I'm pretty good at being calm and reasonable and compassionate when people come to me, but after the fact, when I'm writing about this, I can't help but start to cry. Should I have told her about my anorexia years ago? My depression as an early teenager? The year when I'd been lost and confused and tricked into thinking I'd fatally hurt one of my best friends? Should I be talking about these things to my other nieces and nephews who might be feeling the same way?

Luckily, her mom, K, is the sibling I talk to most, and she knows, briefly, about my struggles with anorexia. After ascertaining and making sure that my niece is not suicidal, I convinced her to talk to her mom. She's struggling, she's drowning, and she needs help and understanding. Maybe it's a conversation I will be part of, maybe I will end up flying out there to help, or maybe she'll find the courage to say something and then call me later. And I understand her hesitation, because she can be emotional and now her parents tend to brush her emotions off. But now I'm worried about her.

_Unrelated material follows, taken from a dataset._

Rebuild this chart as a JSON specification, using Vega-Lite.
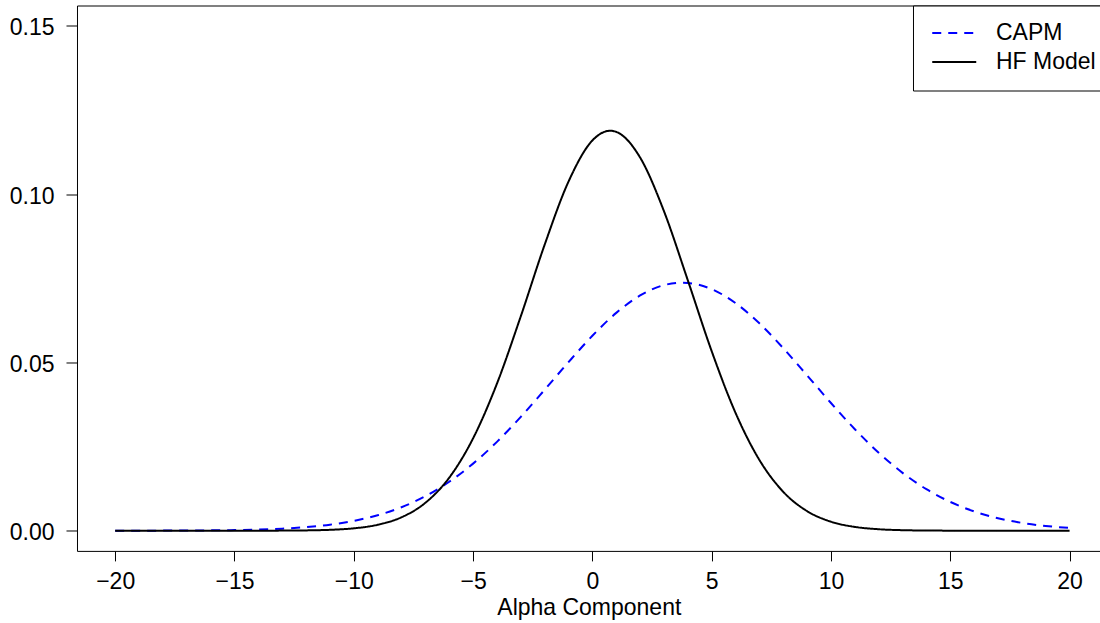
{
  "$schema": "https://vega.github.io/schema/vega-lite/v6.json",
  "autosize": "none",
  "width": 1023.6,
  "height": 545.4,
  "padding": {"left": 77, "top": 5.5, "right": 0, "bottom": 72.1},
  "background": "white",
  "config": {
    "view": {"stroke": "black", "strokeWidth": 1},
    "font": "Liberation Sans",
    "axis": {
      "grid": false,
      "domain": false,
      "tickColor": "black",
      "tickWidth": 1,
      "labelColor": "black",
      "labelFont": "Liberation Sans",
      "labelFontSize": 23,
      "titleFont": "Liberation Sans",
      "titleFontSize": 23,
      "titleFontWeight": "normal",
      "titleColor": "black"
    }
  },
  "datasets": {
    "curves": [
      {"model": "CAPM", "x": -20, "y": 0.0000049},
      {"model": "CAPM", "x": -19, "y": 0.0000108},
      {"model": "CAPM", "x": -18, "y": 0.000023},
      {"model": "CAPM", "x": -17, "y": 0.0000475},
      {"model": "CAPM", "x": -16, "y": 0.0000948},
      {"model": "CAPM", "x": -15, "y": 0.000183},
      {"model": "CAPM", "x": -14, "y": 0.000341},
      {"model": "CAPM", "x": -13, "y": 0.000613},
      {"model": "CAPM", "x": -12, "y": 0.001068},
      {"model": "CAPM", "x": -11, "y": 0.001797},
      {"model": "CAPM", "x": -10, "y": 0.002922},
      {"model": "CAPM", "x": -9, "y": 0.004591},
      {"model": "CAPM", "x": -8, "y": 0.006973},
      {"model": "CAPM", "x": -7, "y": 0.01024},
      {"model": "CAPM", "x": -6, "y": 0.01453},
      {"model": "CAPM", "x": -5, "y": 0.01992},
      {"model": "CAPM", "x": -4, "y": 0.02639},
      {"model": "CAPM", "x": -3, "y": 0.0338},
      {"model": "CAPM", "x": -2, "y": 0.04185},
      {"model": "CAPM", "x": -1, "y": 0.05007},
      {"model": "CAPM", "x": 0, "y": 0.05789},
      {"model": "CAPM", "x": 1, "y": 0.0647},
      {"model": "CAPM", "x": 2, "y": 0.06987},
      {"model": "CAPM", "x": 3, "y": 0.07294},
      {"model": "CAPM", "x": 3.76, "y": 0.07366},
      {"model": "CAPM", "x": 4, "y": 0.07359},
      {"model": "CAPM", "x": 5, "y": 0.07175},
      {"model": "CAPM", "x": 6, "y": 0.06762},
      {"model": "CAPM", "x": 7, "y": 0.06159},
      {"model": "CAPM", "x": 8, "y": 0.05422},
      {"model": "CAPM", "x": 9, "y": 0.04613},
      {"model": "CAPM", "x": 10, "y": 0.03793},
      {"model": "CAPM", "x": 11, "y": 0.03015},
      {"model": "CAPM", "x": 12, "y": 0.02315},
      {"model": "CAPM", "x": 13, "y": 0.01718},
      {"model": "CAPM", "x": 14, "y": 0.01233},
      {"model": "CAPM", "x": 15, "y": 0.00855},
      {"model": "CAPM", "x": 16, "y": 0.00573},
      {"model": "CAPM", "x": 17, "y": 0.00371},
      {"model": "CAPM", "x": 18, "y": 0.002324},
      {"model": "CAPM", "x": 19, "y": 0.001406},
      {"model": "CAPM", "x": 20, "y": 0.000822},
      {"model": "HF Model", "x": -20, "y": 0.0},
      {"model": "HF Model", "x": -19, "y": 0.0},
      {"model": "HF Model", "x": -18, "y": 0.0},
      {"model": "HF Model", "x": -17, "y": 0.0000001},
      {"model": "HF Model", "x": -16, "y": 0.0000004},
      {"model": "HF Model", "x": -15, "y": 0.000002},
      {"model": "HF Model", "x": -14, "y": 0.0000077},
      {"model": "HF Model", "x": -13, "y": 0.0000272},
      {"model": "HF Model", "x": -12, "y": 0.000088},
      {"model": "HF Model", "x": -11, "y": 0.00026},
      {"model": "HF Model", "x": -10, "y": 0.000707},
      {"model": "HF Model", "x": -9, "y": 0.001755},
      {"model": "HF Model", "x": -8, "y": 0.003985},
      {"model": "HF Model", "x": -7, "y": 0.008285},
      {"model": "HF Model", "x": -6, "y": 0.01575},
      {"model": "HF Model", "x": -5, "y": 0.02743},
      {"model": "HF Model", "x": -4, "y": 0.04368},
      {"model": "HF Model", "x": -3, "y": 0.06369},
      {"model": "HF Model", "x": -2, "y": 0.08495},
      {"model": "HF Model", "x": -1, "y": 0.1037},
      {"model": "HF Model", "x": 0, "y": 0.1159},
      {"model": "HF Model", "x": 0.75, "y": 0.1188},
      {"model": "HF Model", "x": 1, "y": 0.11847},
      {"model": "HF Model", "x": 2, "y": 0.11085},
      {"model": "HF Model", "x": 3, "y": 0.09491},
      {"model": "HF Model", "x": 4, "y": 0.07438},
      {"model": "HF Model", "x": 5, "y": 0.05333},
      {"model": "HF Model", "x": 6, "y": 0.035},
      {"model": "HF Model", "x": 7, "y": 0.02102},
      {"model": "HF Model", "x": 8, "y": 0.01155},
      {"model": "HF Model", "x": 9, "y": 0.00581},
      {"model": "HF Model", "x": 10, "y": 0.002674},
      {"model": "HF Model", "x": 11, "y": 0.001127},
      {"model": "HF Model", "x": 12, "y": 0.000435},
      {"model": "HF Model", "x": 13, "y": 0.000153},
      {"model": "HF Model", "x": 14, "y": 0.000049},
      {"model": "HF Model", "x": 15, "y": 0.000015},
      {"model": "HF Model", "x": 16, "y": 0.000004},
      {"model": "HF Model", "x": 17, "y": 0.000001},
      {"model": "HF Model", "x": 18, "y": 0.0},
      {"model": "HF Model", "x": 19, "y": 0.0},
      {"model": "HF Model", "x": 20, "y": 0.0}
    ]
  },
  "layer": [
    {
      "mark": {"type": "rule", "color": "#555555", "strokeWidth": 1},
      "encoding": {
        "x": {"datum": 0, "type": "quantitative"}
      }
    },
    {
      "data": {"name": "curves"},
      "mark": {"type": "line", "strokeWidth": 2, "interpolate": "monotone", "clip": true},
      "encoding": {
        "x": {
          "field": "x",
          "type": "quantitative",
          "scale": {"domain": [-21.6, 21.3], "nice": false, "zero": false},
          "axis": {
            "values": [-20, -15, -10, -5, 0, 5, 10, 15, 20],
            "tickSize": 10,
            "labelPadding": 10,
            "title": "Alpha Component",
            "titlePadding": 3,
            "labelFlush": false,
            "labelOverlap": false
          }
        },
        "y": {
          "field": "y",
          "type": "quantitative",
          "scale": {"domain": [-0.006, 0.156], "nice": false, "zero": false},
          "axis": {
            "values": [0, 0.05, 0.1, 0.15],
            "format": ".2f",
            "tickSize": 11,
            "labelPadding": 12,
            "labelOffset": 2,
            "title": null,
            "labelFlush": false,
            "labelOverlap": false
          }
        },
        "color": {
          "field": "model",
          "type": "nominal",
          "scale": {"domain": ["CAPM", "HF Model"], "range": ["#0000FF", "#000000"]},
          "legend": {
            "title": null,
            "orient": "none",
            "legendX": 836,
            "legendY": 0,
            "padding": 16,
            "strokeColor": "black",
            "fillColor": "white",
            "cornerRadius": 0,
            "symbolType": "M-1.5,0H6.5",
            "symbolSize": 121,
            "symbolStrokeWidth": 2,
            "labelOffset": 44,
            "labelFontSize": 23,
            "labelFont": "Liberation Sans",
            "labelColor": "black",
            "labelLimit": 400,
            "rowPadding": 5
          }
        },
        "strokeDash": {
          "field": "model",
          "type": "nominal",
          "scale": {"domain": ["CAPM", "HF Model"], "range": [[9, 7], [1, 0]]},
          "legend": {
            "title": null,
            "orient": "none",
            "legendX": 836,
            "legendY": 0,
            "padding": 16,
            "strokeColor": "black",
            "fillColor": "white",
            "cornerRadius": 0,
            "symbolType": "M-1.5,0H6.5",
            "symbolSize": 121,
            "symbolStrokeWidth": 2,
            "labelOffset": 44,
            "labelFontSize": 23,
            "labelFont": "Liberation Sans",
            "labelColor": "black",
            "labelLimit": 400,
            "rowPadding": 5
          }
        }
      }
    }
  ]
}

Because this is what leads to drugs and sex and suicide.

I know there's a stigma against getting help, especially in our family - I mean, hell, I never got help or talked to my mom about any of my issues for that very reason. But I'd rather get her help than see her all over the papers. I'd rather she learn that help is okay than to lose her forever. She's my baby girl who is sarcastic and funny, who lights up at Disneyland, and wants to be a singer and has so much talent, who plays the guitar with me and can sing Katy Perry better than Katy Perry can. I refuse to see her light go out because she won't tell her parents or a doctor that something is wrong.